## [Exercise objective]
Exact reproduction of the data is required, with images excluded.

## [Data block]
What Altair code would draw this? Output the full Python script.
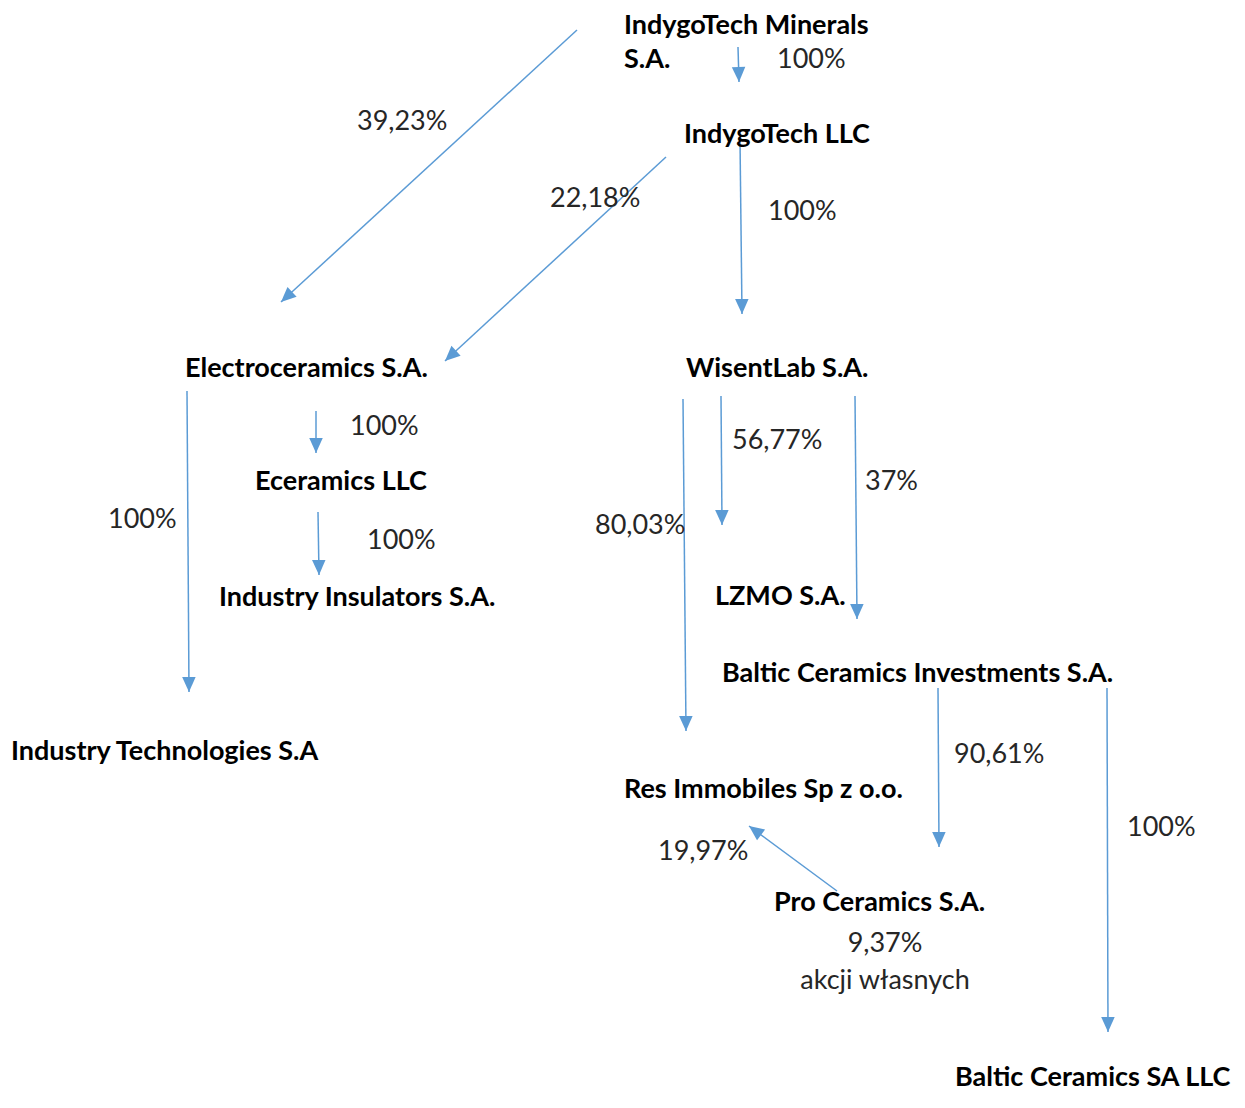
import math
import altair as alt
import pandas as pd

# Company names (bold) and their anchor positions
company_names = [
    "IndygoTech Minerals", "S.A.", "IndygoTech LLC", "Electroceramics S.A.",
    "WisentLab S.A.", "Eceramics LLC", "Industry Insulators S.A.", "LZMO S.A.",
    "Baltic Ceramics Investments S.A.", "Industry Technologies S.A",
    "Res Immobiles Sp z o.o.", "Pro Ceramics S.A.", "Baltic Ceramics SA LLC",
]
company_x = [624, 624, 684, 185, 686, 255, 219, 715, 722, 11, 624, 774, 955]
company_y = [26, 60, 135, 369, 369, 482, 598, 597, 674, 752, 790, 903, 1078]

# Ownership share labels (left aligned)
share_labels = ["100%", "39,23%", "22,18%", "100%", "100%", "56,77%", "37%",
                "100%", "80,03%", "100%", "90,61%", "100%", "19,97%"]
share_x = [777, 357, 550, 768, 350, 732, 865, 108, 595, 367, 954, 1127, 658]
share_y = [60, 122, 199, 212, 427, 441, 482, 520, 526, 541, 755, 828, 852]

# Centered note
note_labels = ["9,37%", "akcji własnych"]
note_x = [885, 885]
note_y = [944, 981]

# Arrows: start -> tip
arrow_x1 = [577, 738, 666, 740, 316, 187, 318, 683, 721, 855, 938, 1107, 837]
arrow_y1 = [30, 47, 157, 140, 411, 391, 512, 399, 396, 396, 688, 688, 891]
arrow_x2 = [281, 739, 445, 742, 316, 189, 319, 686, 722, 857, 939, 1108, 749]
arrow_y2 = [302, 82, 361, 314, 453, 692, 575, 731, 525, 619, 847, 1032, 826]

BLUE = "#5B9BD5"
FONT = "Lato"

companies = pd.DataFrame({"label": company_names, "x": company_x, "y": company_y})
shares = pd.DataFrame({"label": share_labels, "x": share_x, "y": share_y})
notes = pd.DataFrame({"label": note_labels, "x": note_x, "y": note_y})
arrows = pd.DataFrame({"x1": arrow_x1, "y1": arrow_y1, "x2": arrow_x2, "y2": arrow_y2})
arrows["angle"] = [
    (math.degrees(math.atan2(-(b - a), (d - c))) + 360) % 360
    for a, b, c, d in zip(arrows.x1, arrows.x2, arrows.y1, arrows.y2)
]

W, H = 1229, 1086
xs = alt.Scale(domain=[8, 8 + W])
ys = alt.Scale(domain=[8, 8 + H], reverse=True)
X = lambda f: alt.X(f, type="quantitative", scale=xs, axis=None)
Y = lambda f: alt.Y(f, type="quantitative", scale=ys, axis=None)

lines = alt.Chart(arrows).mark_rule(color=BLUE, strokeWidth=1.5).encode(
    x=X("x1"), y=Y("y1"), x2="x2", y2="y2"
)

heads = alt.Chart(arrows).mark_point(
    shape="M0,0 L-0.45,-1 L0.45,-1 Z", filled=True, color=BLUE, opacity=1, size=900
).encode(
    x=X("x2"), y=Y("y2"), angle=alt.Angle("angle:Q", scale=None)
)

comp_text = alt.Chart(companies).mark_text(
    align="left", baseline="middle", font=FONT, fontSize=27, fontWeight="bold", color="#000000"
).encode(x=X("x"), y=Y("y"), text="label:N")

share_text = alt.Chart(shares).mark_text(
    align="left", baseline="middle", font=FONT, fontSize=27, color="#262626"
).encode(x=X("x"), y=Y("y"), text="label:N")

note_text = alt.Chart(notes).mark_text(
    align="center", baseline="middle", font=FONT, fontSize=27, color="#262626"
).encode(x=X("x"), y=Y("y"), text="label:N")

chart = alt.layer(lines, heads, comp_text, share_text, note_text).properties(
    width=W, height=H, padding=0,
    autosize=alt.AutoSizeParams(type="none"),
    background="white",
).configure_view(stroke=None)

chart.save("out.html", embed_options={"renderer": "svg", "actions": False})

## [Result]
What Altair code would draw this? Output the full Python script.
import math
import altair as alt
import pandas as pd

# Company names (bold) and their anchor positions
company_names = [
    "IndygoTech Minerals", "S.A.", "IndygoTech LLC", "Electroceramics S.A.",
    "WisentLab S.A.", "Eceramics LLC", "Industry Insulators S.A.", "LZMO S.A.",
    "Baltic Ceramics Investments S.A.", "Industry Technologies S.A",
    "Res Immobiles Sp z o.o.", "Pro Ceramics S.A.", "Baltic Ceramics SA LLC",
]
company_x = [624, 624, 684, 185, 686, 255, 219, 715, 722, 11, 624, 774, 955]
company_y = [26, 60, 135, 369, 369, 482, 598, 597, 674, 752, 790, 903, 1078]

# Ownership share labels (left aligned)
share_labels = ["100%", "39,23%", "22,18%", "100%", "100%", "56,77%", "37%",
                "100%", "80,03%", "100%", "90,61%", "100%", "19,97%"]
share_x = [777, 357, 550, 768, 350, 732, 865, 108, 595, 367, 954, 1127, 658]
share_y = [60, 122, 199, 212, 427, 441, 482, 520, 526, 541, 755, 828, 852]

# Centered note
note_labels = ["9,37%", "akcji własnych"]
note_x = [885, 885]
note_y = [944, 981]

# Arrows: start -> tip
arrow_x1 = [577, 738, 666, 740, 316, 187, 318, 683, 721, 855, 938, 1107, 837]
arrow_y1 = [30, 47, 157, 140, 411, 391, 512, 399, 396, 396, 688, 688, 891]
arrow_x2 = [281, 739, 445, 742, 316, 189, 319, 686, 722, 857, 939, 1108, 749]
arrow_y2 = [302, 82, 361, 314, 453, 692, 575, 731, 525, 619, 847, 1032, 826]

BLUE = "#5B9BD5"
FONT = "Lato"

companies = pd.DataFrame({"label": company_names, "x": company_x, "y": company_y})
shares = pd.DataFrame({"label": share_labels, "x": share_x, "y": share_y})
notes = pd.DataFrame({"label": note_labels, "x": note_x, "y": note_y})
arrows = pd.DataFrame({"x1": arrow_x1, "y1": arrow_y1, "x2": arrow_x2, "y2": arrow_y2})
arrows["angle"] = [
    (math.degrees(math.atan2(-(b - a), (d - c))) + 360) % 360
    for a, b, c, d in zip(arrows.x1, arrows.x2, arrows.y1, arrows.y2)
]

W, H = 1229, 1086
xs = alt.Scale(domain=[8, 8 + W])
ys = alt.Scale(domain=[8, 8 + H], reverse=True)
X = lambda f: alt.X(f, type="quantitative", scale=xs, axis=None)
Y = lambda f: alt.Y(f, type="quantitative", scale=ys, axis=None)

lines = alt.Chart(arrows).mark_rule(color=BLUE, strokeWidth=1.5).encode(
    x=X("x1"), y=Y("y1"), x2="x2", y2="y2"
)

heads = alt.Chart(arrows).mark_point(
    shape="M0,0 L-0.45,-1 L0.45,-1 Z", filled=True, color=BLUE, opacity=1, size=900
).encode(
    x=X("x2"), y=Y("y2"), angle=alt.Angle("angle:Q", scale=None)
)

comp_text = alt.Chart(companies).mark_text(
    align="left", baseline="middle", font=FONT, fontSize=27, fontWeight="bold", color="#000000"
).encode(x=X("x"), y=Y("y"), text="label:N")

share_text = alt.Chart(shares).mark_text(
    align="left", baseline="middle", font=FONT, fontSize=27, color="#262626"
).encode(x=X("x"), y=Y("y"), text="label:N")

note_text = alt.Chart(notes).mark_text(
    align="center", baseline="middle", font=FONT, fontSize=27, color="#262626"
).encode(x=X("x"), y=Y("y"), text="label:N")

chart = alt.layer(lines, heads, comp_text, share_text, note_text).properties(
    width=W, height=H, padding=0,
    autosize=alt.AutoSizeParams(type="none"),
    background="white",
).configure_view(stroke=None)

chart.save("out.html", embed_options={"renderer": "svg", "actions": False})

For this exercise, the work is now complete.